• [Objective]
Any pictures should be left out; please print exactly the lines between the line with "Write the D3.js code for this chart." and the line with "const graphHeight = svgHeight", inclusive.

[Plotting code records]

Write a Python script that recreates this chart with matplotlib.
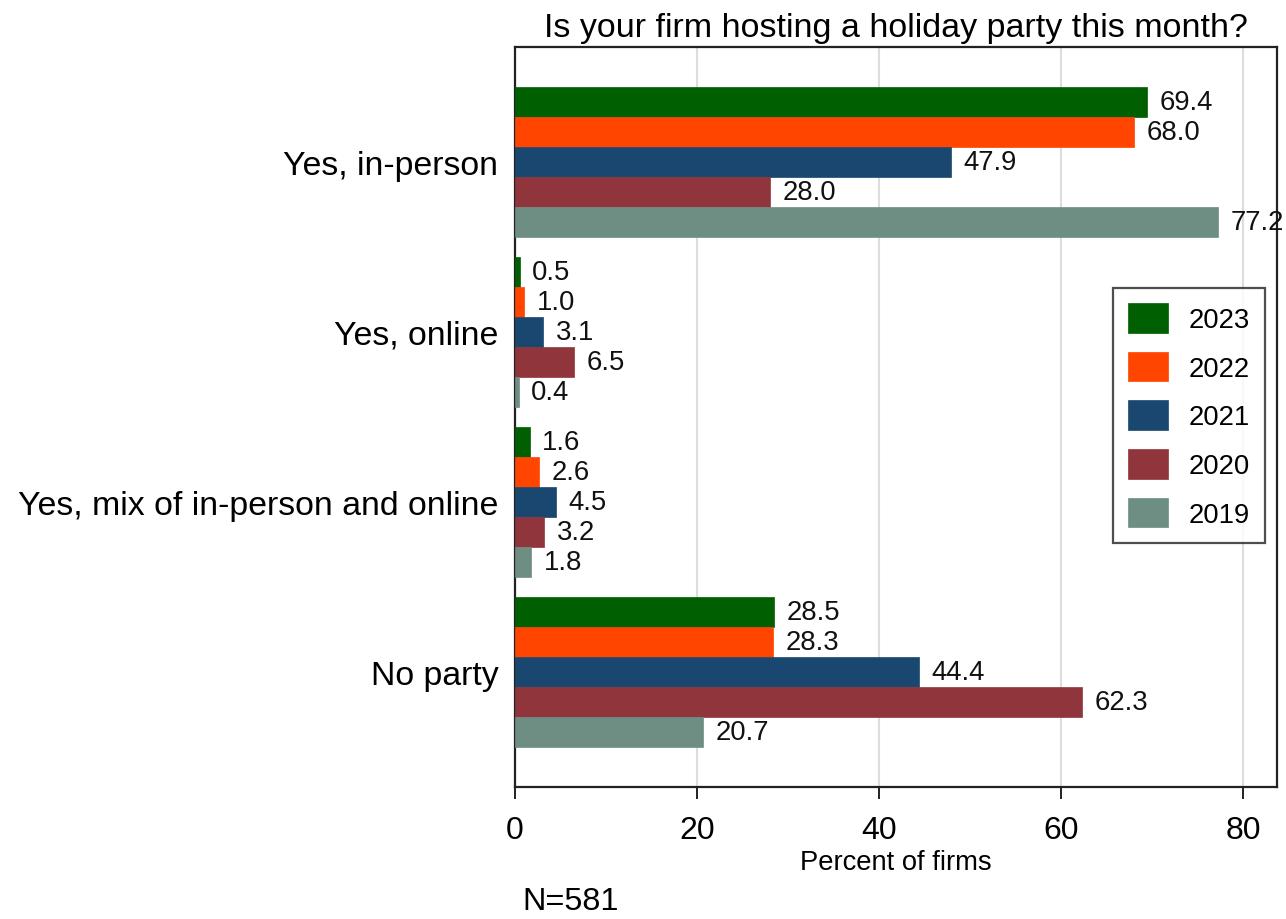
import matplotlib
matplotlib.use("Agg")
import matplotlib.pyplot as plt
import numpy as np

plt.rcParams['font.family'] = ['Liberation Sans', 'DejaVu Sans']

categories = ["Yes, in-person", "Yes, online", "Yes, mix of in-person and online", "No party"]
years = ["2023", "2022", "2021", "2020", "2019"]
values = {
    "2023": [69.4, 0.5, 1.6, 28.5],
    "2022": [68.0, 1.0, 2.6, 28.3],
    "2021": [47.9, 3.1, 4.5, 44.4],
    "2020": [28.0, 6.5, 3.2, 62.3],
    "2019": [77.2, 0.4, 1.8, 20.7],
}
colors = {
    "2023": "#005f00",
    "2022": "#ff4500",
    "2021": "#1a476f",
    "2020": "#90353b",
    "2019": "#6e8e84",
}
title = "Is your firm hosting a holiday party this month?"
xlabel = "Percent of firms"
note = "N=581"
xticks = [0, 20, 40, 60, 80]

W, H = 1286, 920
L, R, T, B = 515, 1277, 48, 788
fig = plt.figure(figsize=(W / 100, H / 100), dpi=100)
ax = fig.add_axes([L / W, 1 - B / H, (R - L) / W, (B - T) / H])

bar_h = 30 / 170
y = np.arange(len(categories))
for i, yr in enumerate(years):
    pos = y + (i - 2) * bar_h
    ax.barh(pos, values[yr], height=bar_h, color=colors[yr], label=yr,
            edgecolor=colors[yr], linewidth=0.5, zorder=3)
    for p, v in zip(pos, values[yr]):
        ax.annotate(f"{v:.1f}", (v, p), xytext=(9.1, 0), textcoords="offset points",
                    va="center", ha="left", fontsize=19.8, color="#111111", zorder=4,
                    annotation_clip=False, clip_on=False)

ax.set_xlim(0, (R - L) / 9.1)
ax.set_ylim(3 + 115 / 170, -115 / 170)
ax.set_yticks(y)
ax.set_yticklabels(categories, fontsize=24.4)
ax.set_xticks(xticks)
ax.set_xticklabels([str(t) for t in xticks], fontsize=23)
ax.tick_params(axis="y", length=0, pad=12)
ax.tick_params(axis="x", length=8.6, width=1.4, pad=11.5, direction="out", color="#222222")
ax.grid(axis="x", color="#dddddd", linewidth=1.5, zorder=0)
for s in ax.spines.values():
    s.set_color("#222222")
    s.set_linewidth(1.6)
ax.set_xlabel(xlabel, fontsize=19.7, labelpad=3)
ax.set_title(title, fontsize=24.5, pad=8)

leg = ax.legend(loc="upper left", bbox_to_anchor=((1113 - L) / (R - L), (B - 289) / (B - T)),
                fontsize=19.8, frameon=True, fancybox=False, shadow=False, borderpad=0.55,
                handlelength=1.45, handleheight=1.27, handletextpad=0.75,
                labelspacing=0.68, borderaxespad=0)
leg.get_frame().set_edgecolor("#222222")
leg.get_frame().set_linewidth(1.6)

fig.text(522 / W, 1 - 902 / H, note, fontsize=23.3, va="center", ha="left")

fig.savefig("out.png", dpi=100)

* * *

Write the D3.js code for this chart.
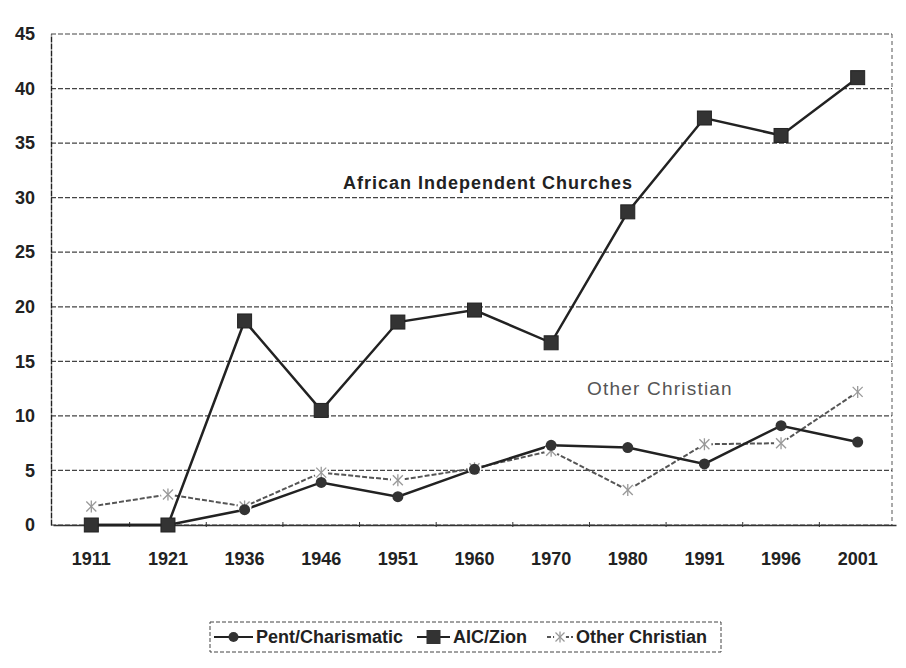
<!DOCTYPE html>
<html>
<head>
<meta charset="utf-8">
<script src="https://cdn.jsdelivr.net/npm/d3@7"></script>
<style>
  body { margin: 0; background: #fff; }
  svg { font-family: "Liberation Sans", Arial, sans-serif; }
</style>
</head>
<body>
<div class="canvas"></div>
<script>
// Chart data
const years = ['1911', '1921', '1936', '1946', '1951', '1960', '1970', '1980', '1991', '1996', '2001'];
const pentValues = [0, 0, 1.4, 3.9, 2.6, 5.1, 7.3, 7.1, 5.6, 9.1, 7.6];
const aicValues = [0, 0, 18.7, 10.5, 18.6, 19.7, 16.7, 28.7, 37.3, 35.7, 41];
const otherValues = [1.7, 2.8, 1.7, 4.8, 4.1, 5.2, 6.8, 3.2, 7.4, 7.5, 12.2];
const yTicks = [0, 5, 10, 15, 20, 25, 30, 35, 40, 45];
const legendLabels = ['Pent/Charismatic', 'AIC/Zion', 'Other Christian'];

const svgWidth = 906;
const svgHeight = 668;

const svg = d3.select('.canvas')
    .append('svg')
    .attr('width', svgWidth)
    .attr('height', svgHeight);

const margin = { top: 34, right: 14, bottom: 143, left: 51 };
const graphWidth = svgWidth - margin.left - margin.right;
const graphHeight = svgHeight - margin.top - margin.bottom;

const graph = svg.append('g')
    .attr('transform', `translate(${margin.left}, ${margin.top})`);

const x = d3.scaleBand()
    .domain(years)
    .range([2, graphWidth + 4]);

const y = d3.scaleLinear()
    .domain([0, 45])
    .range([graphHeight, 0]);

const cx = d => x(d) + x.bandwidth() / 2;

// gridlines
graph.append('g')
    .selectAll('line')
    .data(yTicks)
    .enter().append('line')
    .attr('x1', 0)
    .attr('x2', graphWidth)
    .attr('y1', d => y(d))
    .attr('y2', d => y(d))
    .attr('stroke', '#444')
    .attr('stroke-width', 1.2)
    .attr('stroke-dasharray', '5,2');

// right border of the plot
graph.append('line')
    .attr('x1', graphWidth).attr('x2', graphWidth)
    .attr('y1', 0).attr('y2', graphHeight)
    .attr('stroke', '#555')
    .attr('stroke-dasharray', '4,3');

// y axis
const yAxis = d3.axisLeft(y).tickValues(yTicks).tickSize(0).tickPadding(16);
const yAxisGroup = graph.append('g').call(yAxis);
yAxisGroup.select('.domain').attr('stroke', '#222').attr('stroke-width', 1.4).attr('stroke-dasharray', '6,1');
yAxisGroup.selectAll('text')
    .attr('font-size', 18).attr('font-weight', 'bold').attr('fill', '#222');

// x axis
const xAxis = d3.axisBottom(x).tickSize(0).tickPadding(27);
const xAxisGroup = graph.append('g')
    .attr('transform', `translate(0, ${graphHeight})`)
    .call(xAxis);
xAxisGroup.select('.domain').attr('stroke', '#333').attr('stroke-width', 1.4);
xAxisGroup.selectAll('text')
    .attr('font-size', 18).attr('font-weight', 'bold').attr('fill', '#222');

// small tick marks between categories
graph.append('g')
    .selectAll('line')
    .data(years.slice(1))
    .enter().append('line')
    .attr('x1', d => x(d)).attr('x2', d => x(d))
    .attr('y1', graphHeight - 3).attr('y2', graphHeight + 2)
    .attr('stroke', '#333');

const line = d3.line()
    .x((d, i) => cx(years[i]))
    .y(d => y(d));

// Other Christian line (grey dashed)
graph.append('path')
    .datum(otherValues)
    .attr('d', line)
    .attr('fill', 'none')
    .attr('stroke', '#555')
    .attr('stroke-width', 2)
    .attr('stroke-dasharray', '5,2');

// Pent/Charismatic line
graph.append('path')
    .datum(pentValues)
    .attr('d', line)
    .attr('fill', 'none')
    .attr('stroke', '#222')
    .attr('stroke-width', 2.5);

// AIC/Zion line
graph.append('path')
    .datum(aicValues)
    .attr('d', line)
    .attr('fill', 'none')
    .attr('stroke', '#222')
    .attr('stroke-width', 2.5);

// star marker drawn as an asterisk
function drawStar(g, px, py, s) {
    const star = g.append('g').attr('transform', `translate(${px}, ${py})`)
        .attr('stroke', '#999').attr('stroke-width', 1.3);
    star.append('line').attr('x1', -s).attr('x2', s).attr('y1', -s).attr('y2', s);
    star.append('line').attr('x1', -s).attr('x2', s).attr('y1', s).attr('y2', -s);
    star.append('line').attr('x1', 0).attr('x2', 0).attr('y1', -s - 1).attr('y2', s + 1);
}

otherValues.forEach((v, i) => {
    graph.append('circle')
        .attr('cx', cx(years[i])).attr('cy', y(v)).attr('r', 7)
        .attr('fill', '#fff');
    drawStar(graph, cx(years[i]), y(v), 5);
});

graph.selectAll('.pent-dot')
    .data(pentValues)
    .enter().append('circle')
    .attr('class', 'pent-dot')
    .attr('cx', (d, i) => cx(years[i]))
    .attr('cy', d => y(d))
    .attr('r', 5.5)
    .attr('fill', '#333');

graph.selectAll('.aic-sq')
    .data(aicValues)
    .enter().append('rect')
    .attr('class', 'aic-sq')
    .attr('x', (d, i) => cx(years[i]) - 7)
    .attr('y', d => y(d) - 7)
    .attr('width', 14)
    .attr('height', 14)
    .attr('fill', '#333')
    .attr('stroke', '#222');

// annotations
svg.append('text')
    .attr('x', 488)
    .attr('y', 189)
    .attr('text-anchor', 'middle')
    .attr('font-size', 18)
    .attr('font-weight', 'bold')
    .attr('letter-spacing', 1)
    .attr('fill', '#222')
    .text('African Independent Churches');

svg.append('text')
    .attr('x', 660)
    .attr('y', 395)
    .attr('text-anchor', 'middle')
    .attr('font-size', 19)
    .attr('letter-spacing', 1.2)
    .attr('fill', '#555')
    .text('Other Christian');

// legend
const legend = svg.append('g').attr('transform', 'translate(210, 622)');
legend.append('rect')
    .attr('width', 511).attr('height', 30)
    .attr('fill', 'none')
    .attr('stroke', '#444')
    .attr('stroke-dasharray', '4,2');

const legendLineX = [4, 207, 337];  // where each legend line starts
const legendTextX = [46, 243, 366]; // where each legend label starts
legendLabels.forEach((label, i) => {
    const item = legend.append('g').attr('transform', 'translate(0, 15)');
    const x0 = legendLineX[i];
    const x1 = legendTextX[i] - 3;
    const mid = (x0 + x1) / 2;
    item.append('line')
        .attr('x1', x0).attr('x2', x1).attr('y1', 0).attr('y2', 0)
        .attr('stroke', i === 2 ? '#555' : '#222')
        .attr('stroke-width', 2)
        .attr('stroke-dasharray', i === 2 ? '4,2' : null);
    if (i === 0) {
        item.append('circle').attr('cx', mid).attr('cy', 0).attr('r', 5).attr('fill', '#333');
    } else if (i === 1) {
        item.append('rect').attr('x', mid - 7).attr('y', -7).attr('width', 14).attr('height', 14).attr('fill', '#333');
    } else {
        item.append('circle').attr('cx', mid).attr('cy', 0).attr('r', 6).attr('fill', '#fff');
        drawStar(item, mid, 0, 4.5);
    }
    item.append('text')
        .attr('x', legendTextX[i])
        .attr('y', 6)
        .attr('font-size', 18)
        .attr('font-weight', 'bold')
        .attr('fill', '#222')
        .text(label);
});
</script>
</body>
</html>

• [Task output]
Write the D3.js code for this chart.
<!DOCTYPE html>
<html>
<head>
<meta charset="utf-8">
<script src="https://cdn.jsdelivr.net/npm/d3@7"></script>
<style>
  body { margin: 0; background: #fff; }
  svg { font-family: "Liberation Sans", Arial, sans-serif; }
</style>
</head>
<body>
<div class="canvas"></div>
<script>
// Chart data
const years = ['1911', '1921', '1936', '1946', '1951', '1960', '1970', '1980', '1991', '1996', '2001'];
const pentValues = [0, 0, 1.4, 3.9, 2.6, 5.1, 7.3, 7.1, 5.6, 9.1, 7.6];
const aicValues = [0, 0, 18.7, 10.5, 18.6, 19.7, 16.7, 28.7, 37.3, 35.7, 41];
const otherValues = [1.7, 2.8, 1.7, 4.8, 4.1, 5.2, 6.8, 3.2, 7.4, 7.5, 12.2];
const yTicks = [0, 5, 10, 15, 20, 25, 30, 35, 40, 45];
const legendLabels = ['Pent/Charismatic', 'AIC/Zion', 'Other Christian'];

const svgWidth = 906;
const svgHeight = 668;

const svg = d3.select('.canvas')
    .append('svg')
    .attr('width', svgWidth)
    .attr('height', svgHeight);

const margin = { top: 34, right: 14, bottom: 143, left: 51 };
const graphWidth = svgWidth - margin.left - margin.right;
const graphHeight = svgHeight - margin.top - margin.bottom;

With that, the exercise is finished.